ESTiMatE researchers at TUDa are performing numerical simulations of a model aero-engine combustor using this approach. The investigated model combustor features flow field and  flame conditions typical of a Rich-Burn/Quick-Quench/Lean-Burn (RQL) aero-engine combustor. Primary air is supplied to the flame through a central and annular nozzle. The air flows are separated and pass radial swirlers accounting for recirculation with a turbulent rich primary combustion zone. Gaseous fuel (C2H4) is injected between both airflows. Secondary air is injected into the chamber at a height of 80 mm leading to a RQL-type soot oxidation region. Experimental measurements performed by Geigle et al. [3–5] are available for the velocity field in both cold and reacting conditions as well as temperature and soot volume fraction data for several operating conditions (variations in pressure up to a maximum of 5 bar, equivalence ratio, and cases with and without oxidation air). 

Instantaneous flow field variables

Instantaneous flow field variables  in  a midplane of the combustor. Left: Temperature, middle: Mixture fraction, right: Axial velocity. Black line: Stoichiometric mixture fraction, white line: Zero axial velocity

 

Large-Eddy Simulations have been performed with the OpenFOAM solver, extended at the TUDa with an in-house package for the solution of turbulent reacting flows using the flamelet-progress variable approach [6]. The artificial thickening approach (ATF) is used for the turbulence-chemistry interaction closure. Predictions of the velocity evolution and the reaction zone are adequately captured by the model when compared with experimental measurements. The  QMOM soot model will be used to study the formation of soot particles within this combustion chamber, which will help researchers to understand the complex physics of soot formation guiding the path for the next generation of aero engines with fewer pollutant emissions.
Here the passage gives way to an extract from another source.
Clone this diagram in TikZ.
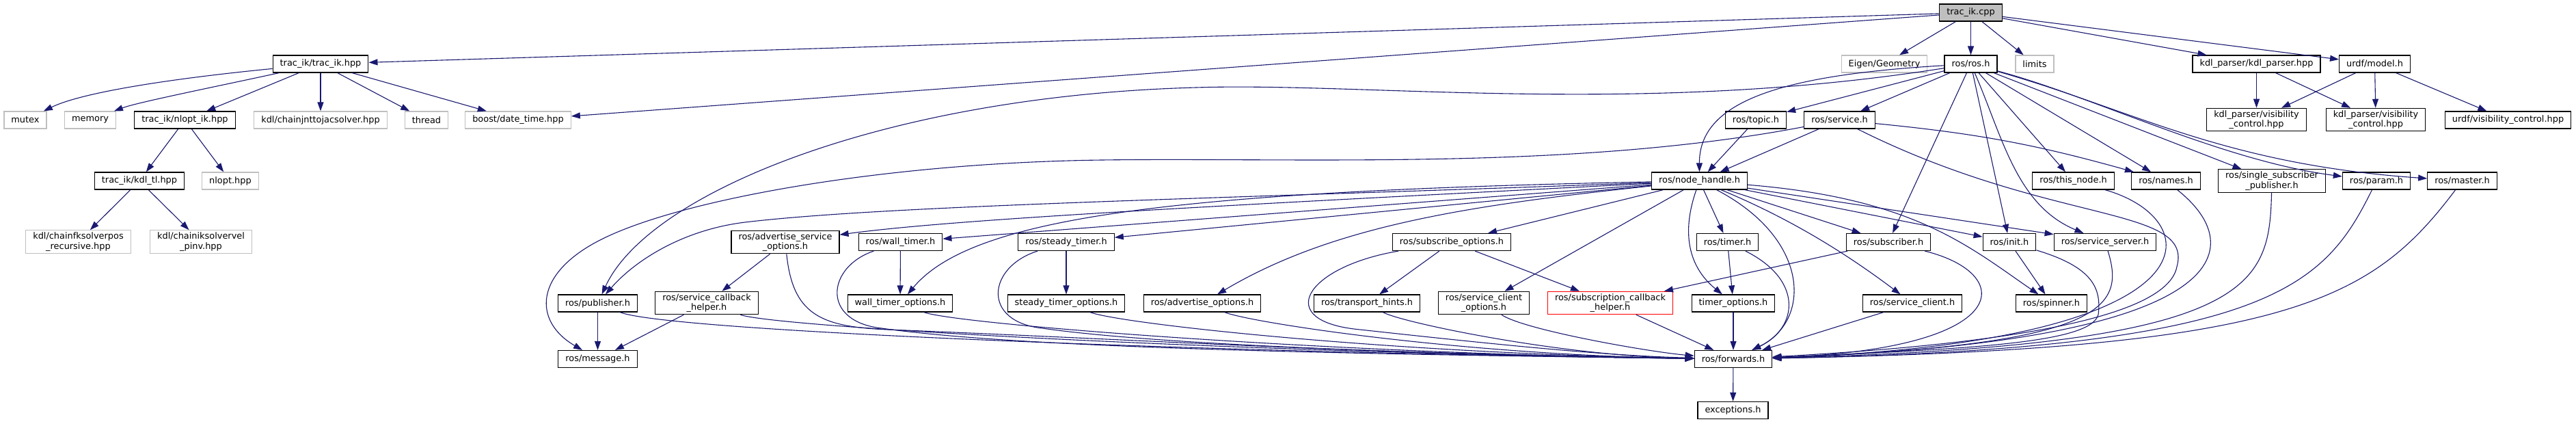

[1] S. Salenbauch, C. Hasse, M. Vanni and D. L. Marchisio. A numerically robust method of moments with number density function reconstruction and its application to soot formation, growth and oxidation. Journal of Aerosol Science, 128, pp. 34-49, 2019.

[2] F. Ferraro, C. Russo. R. Schmitz, C. Hasse and M. Sirignano. Experimental and numerical study on the effect of oxymethylene ether-3 (OME3) on soot particle formation. Fuel, 286 (1), p. 119353, 2021.

[3] K.P Geigle, R. Hadef, M. Stöhr, and W. Meier. Flow field characterization of pressurized sooting swirl flames and relation to soot distributions. Proceedings of the Combustion Institute, 36(3):3917–3924, 2017.
[4] K.P Geigle, M. Köhler, W. O’Loughlin, and W. Meier. Investigation of soot formation in pressurized swirl flames by laser measurements of temperature, flame structures and soot concentrations. Proceedings of the Combustion Institute, 35(3):3373–3380, 2015.
[5] K.P. Geigle, W. O’Loughlin, R. Hadef, and W. Meier. Visualization of soot inception in turbulent pressurized flames by simultaneous measurement of laser-induced fluorescence of polycyclic aromatic hydrocarbons and laser-induced incandescence, and correlation to OH distributions. Applied Physics B: Lasers and Optics, 119(4):717–730, 2015.
[6] S. Popp, F. Hunger, S. Hartl, D. Messig, B. Coriton, J. H. Frank, F. Fuest, and C. Hasse, “LES flamelet-progress variable modeling and measurements of a turbulent partially-premixed dimethyl ether jet flame,” Combust. Flame, vol. 162, no. 8, pp. 3016–3029, Aug. 2015.